NB that in HTML it's possible to use any font supplied by the system on
which the message is composed. When your system doesn't have the font
specified in the message, it will use one that the OS designers think is
"close", or else use the default font. If there's a character mismatch,
the system does its best, which can result in strange stuff.

AFAIK, "user defined" means "default" if you don't specify anything
else. That's Western ISO-8859-1. This encodes the characters for the
standard alphabet. There's also Western-ISO-8859-15, which presumably
encodes more characters. You could try that. If it does what you want,
please report back.

Finally, some graphical characters are used by default: TB uses bars to
show threading in an HTML message.

HTH
Wolf K.

Cy Burnot

unread,
Nov 1, 2011, 7:40:08 PM11/1/11
to
Greywolf has written on 11/1/2011 10:54 AM:
> On 31/10/2011 7:16 PM, Cy Burnot wrote:
>> I have character encoding for incoming emails set to user-defined.
>>
>> Yet, there will be graphical characters in some of the emails. I thought
>> that user-defined would eliminate those. If not, what is user-defined?
>> Where do I make the definition?
>>
>> Thanks.
>
> Well, actually, all characters are "graphical". Your system passes the
> image-data to the display subsystem so that the characters show on your
> screen in the font(s) you've selected. So what do you mean by "graphical
> characters"? Smileys? Non-letters? "Weird little boxes"?
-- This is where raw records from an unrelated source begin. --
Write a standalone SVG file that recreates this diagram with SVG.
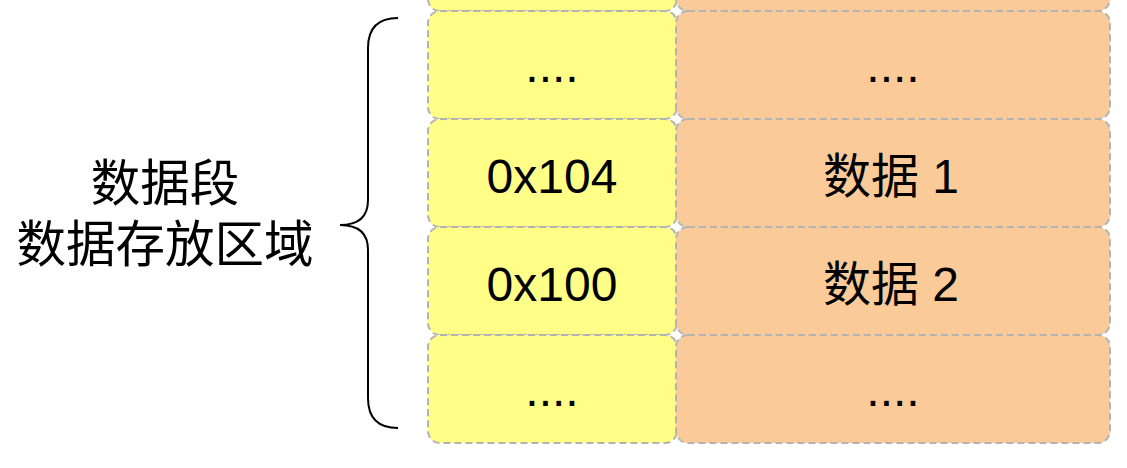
<svg xmlns="http://www.w3.org/2000/svg" width="1127" height="468" viewBox="0 0 1127 468">
<style>
.y{fill:#FFFF88;stroke:#B3B3B3;stroke-width:2;stroke-dasharray:7 4}
.o{fill:#FACB98;stroke:#B3B3B3;stroke-width:2;stroke-dasharray:7 4}
text{font-family:"Liberation Sans","Noto Sans CJK SC",sans-serif;font-size:48px;fill:#000;text-anchor:middle}
.l{font-size:49.5px}
</style>
<rect width="1127" height="468" fill="#fff"/>
<g id="row0"><rect class="y" x="428" y="-97" width="249" height="108" rx="12"/><rect class="o" x="676" y="-97" width="434" height="108" rx="12"/></g>
<g id="row1"><rect class="y" x="428" y="11" width="249" height="108" rx="12"/><rect class="o" x="676" y="11" width="434" height="108" rx="12"/>
<text x="552" y="82">....</text><text x="893" y="82">....</text></g>
<g id="row2"><rect class="y" x="428" y="119" width="249" height="108" rx="12"/><rect class="o" x="676" y="119" width="434" height="108" rx="12"/>
<text x="552" y="193">0x104</text><text x="891" y="193">数据 1</text></g>
<g id="row3"><rect class="y" x="428" y="227" width="249" height="108" rx="12"/><rect class="o" x="676" y="227" width="434" height="108" rx="12"/>
<text x="552" y="301">0x100</text><text x="891" y="301">数据 2</text></g>
<g id="row4"><rect class="y" x="428" y="335" width="249" height="108" rx="12"/><rect class="o" x="676" y="335" width="434" height="108" rx="12"/>
<text x="552" y="406">....</text><text x="893" y="406">....</text></g>
<g id="connectors"><path d="M398 18 Q368 18 368 48 L368 200 Q368 225 340 225 Q368 225 368 250 L368 398 Q368 428 398 428" fill="none" stroke="#000" stroke-width="2"/></g>
<g id="label"><text class="l" x="165" y="201">数据段</text><text class="l" x="165" y="262">数据存放区域</text></g>
</svg>
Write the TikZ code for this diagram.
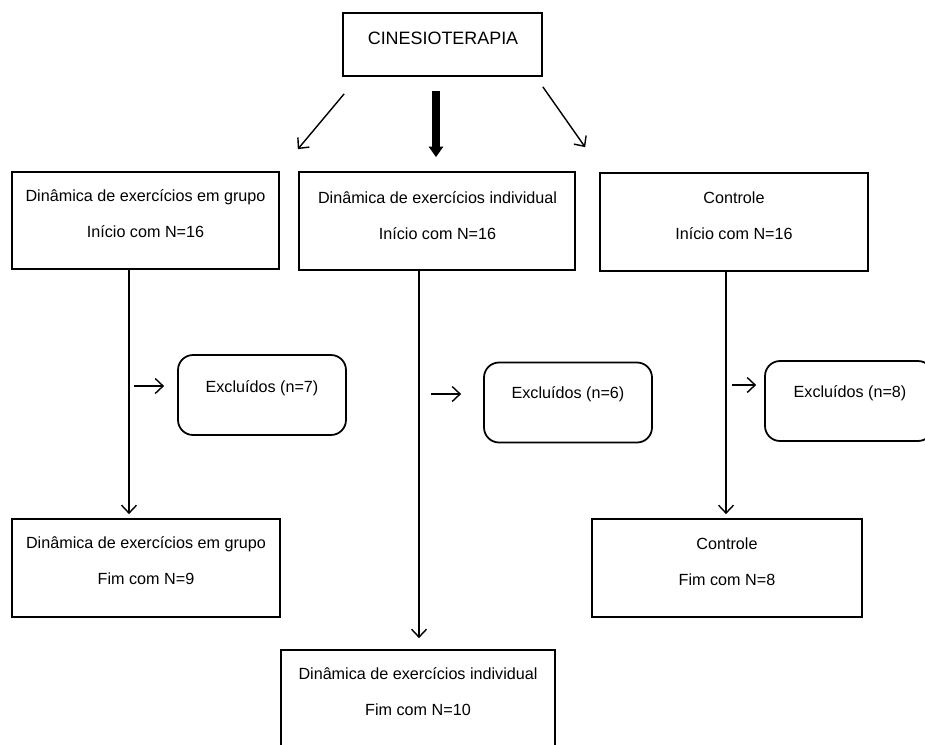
\documentclass[tikz,border=0pt]{standalone}
\usepackage{fontspec}
\setmainfont{Liberation Sans}
\usepackage{tikz}
\usetikzlibrary{positioning,calc,arrows.meta}

\begin{document}
\begin{tikzpicture}[x=0.02cm, y=-0.02cm,
    box/.style={draw, line width=1pt, inner sep=0pt},
    exbox/.style={box, rounded corners=0.3cm, minimum width=3.36cm, minimum height=1.6cm},
    txt/.style={align=center, inner sep=0pt, font=\fontsize{9.2}{20.4}\selectfont},
    arr/.style={line width=0.8pt, -{Straight Barb[length=4.5pt,width=8.5pt]}}]
    \clip (0,0) rectangle (925,744);

    % Boxes
    \node[box, minimum width=3.98cm, minimum height=1.26cm] (cin) at (442.5,44.5) {};
    \node[box, minimum width=5.34cm, minimum height=1.94cm] (grp) at (145.5,220.5) {};
    \node[box, minimum width=5.52cm, minimum height=1.96cm] (ind) at (437,221) {};
    \node[box, minimum width=5.36cm, minimum height=1.96cm] (ctl) at (734,222) {};
    \node[exbox] (exg) at (262,395) {};
    \node[exbox] (exi) at (568,402.5) {};
    \node[exbox] (exc) at (849,401) {};
    \node[box, minimum width=5.36cm, minimum height=1.96cm] (fgrp) at (146,568) {};
    \node[box, minimum width=5.40cm, minimum height=1.96cm] (fctl) at (727,568) {};
    \node[box, minimum width=5.48cm, minimum height=1.96cm] (find) at (418,699) {};

    % Texts
    \node[font=\fontsize{10.2}{12}\selectfont] (cint) at (443,38) {CINESIOTERAPIA};
    \node[txt] (grpt) at (145.5,214) {Dinâmica de exercícios em grupo\\Início com N=16};
    \node[txt] (indt) at (437.5,215.5) {Dinâmica de exercícios individual\\Início com N=16};
    \node[txt] (ctlt) at (734,216) {Controle\\Início com N=16};
    \node[txt] (exgt) at (262,388) {Excluídos (n=7)};
    \node[txt] (exit) at (568,394) {Excluídos (n=6)};
    \node[txt] (exct) at (850,393) {Excluídos (n=8)};
    \node[txt] (fgrpt) at (146,561) {Dinâmica de exercícios em grupo\\Fim com N=9};
    \node[txt] (fctlt) at (727,561.5) {Controle\\Fim com N=8};
    \node[txt] (findt) at (418,691.5) {Dinâmica de exercícios individual\\Fim com N=10};

    % From CINESIOTERAPIA
    \draw[arr] ($(cin.south west)+(2,17)$) -- ($(grp.north east)+(18,-22)$);
    \draw[line width=4pt, -{Triangle[length=6pt,width=8pt]}] ($(cin.south)+(-6.5,14)$) -- ($(ind.north)+(-1,-14)$);
    \draw[arr] ($(cin.south east)+(0,10)$) -- ($(ctl.north west)+(-14,-25)$);

    % Down to the end boxes
    \draw[arr, shorten >=0.08cm] (129,0 |- grp.south) -- (129,0 |- fgrp.north);
    \draw[arr, shorten >=0.22cm] (419,0 |- ind.south) -- (419,0 |- find.north);
    \draw[arr, shorten >=0.08cm] (726,0 |- ctl.south) -- (726,0 |- fctl.north);

    % Excluded
    \draw[arr] ($(exg.west)+(-43,-9)$) -- ($(exg.west)+(-13,-9)$);
    \draw[arr] ($(exi.west)+(-52,-8.5)$) -- ($(exi.west)+(-22,-8.5)$);
    \draw[arr] ($(exc.west)+(-32,-16)$) -- ($(exc.west)+(-8,-16)$);
\end{tikzpicture}
\end{document}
Black diamond containing a white question mark. =A0

Message header says:

Content-type: text/html; charset=ISO-8859-1
Content-transfer-encoding: quoted-printable

> NB that in HTML it's possible to use any font supplied by the system on
> which the message is composed. When your system doesn't have the font
> specified in the message, it will use one that the OS designers think is
> "close", or else use the default font. If there's a character mismatch,
> the system does its best, which can result in strange stuff.
>
> AFAIK, "user defined" means "default" if you don't specify anything
> else. That's Western ISO-8859-1. This encodes the characters for the
> standard alphabet. There's also Western-ISO-8859-15, which presumably
> encodes more characters. You could try that. If it does what you want,
> please report back.

How do I specify that other than by selecting it in place of the "user
defined" selection?


Greywolf

unread,
Nov 1, 2011, 10:43:57 PM11/1/11
to
On 01/11/2011 7:40 PM, Cy Burnot wrote:
> Greywolf has written on 11/1/2011 10:54 AM:

[...] So what do you mean by "graphical
>> characters"? Smileys? Non-letters? "Weird little boxes"?
>
> Black diamond containing a white question mark. =A0

That means that the system (not Tbird) doesn't know how to display the
character specified at that location. Keep in mind that when it comes to
displaying plain text on screen, Tbird has to rely on the operating
system to display characters. Every character is represented by a code,
and the code is interpreted by the OS in terms of the character encoding
specified, and the selected font. Problem is, some encodings and some
fonts are incomplete: some characters are missing. I think that's what's
happening.

I've noticed that the black diamond with a question mark shows up when I
receive messages from some of my European relatives. Try Central
European for incoming messages. It includes the 26 letters plus umlauts
and such. Or you may be able to get rid of the black diamond by choosing
a different font for displaying messages (I use Times Roman).

> Message header says:
>
> Content-type: text/html; charset=ISO-8859-1
> Content-transfer-encoding: quoted-printable

OK, that means that the sender's e-mail client sent the message in both
plain text and HTML formats. It will be displayed as either text or HTML
or both, depending on how the recipient's e-mail client (program)
handles this type of content. In Tbird, you specify that the message be
displayed as plain text or HTML. Try

[...]
>> AFAIK, "user defined" means "default" if you don't specify anything
>> else. That's Western ISO-8859-1. This encodes the characters for the
>> standard alphabet. There's also Western-ISO-8859-15, which presumably
>> encodes more characters. You could try that. If it does what you want,
>> please report back.
>
> How do I specify that other than by selecting it in place of the "user
> defined" selection?

That's the only way to specify it:
Tools > Options > Display > Formatting > Fonts Advanced > Character
Encodings > Incoming Mail > select the encoding.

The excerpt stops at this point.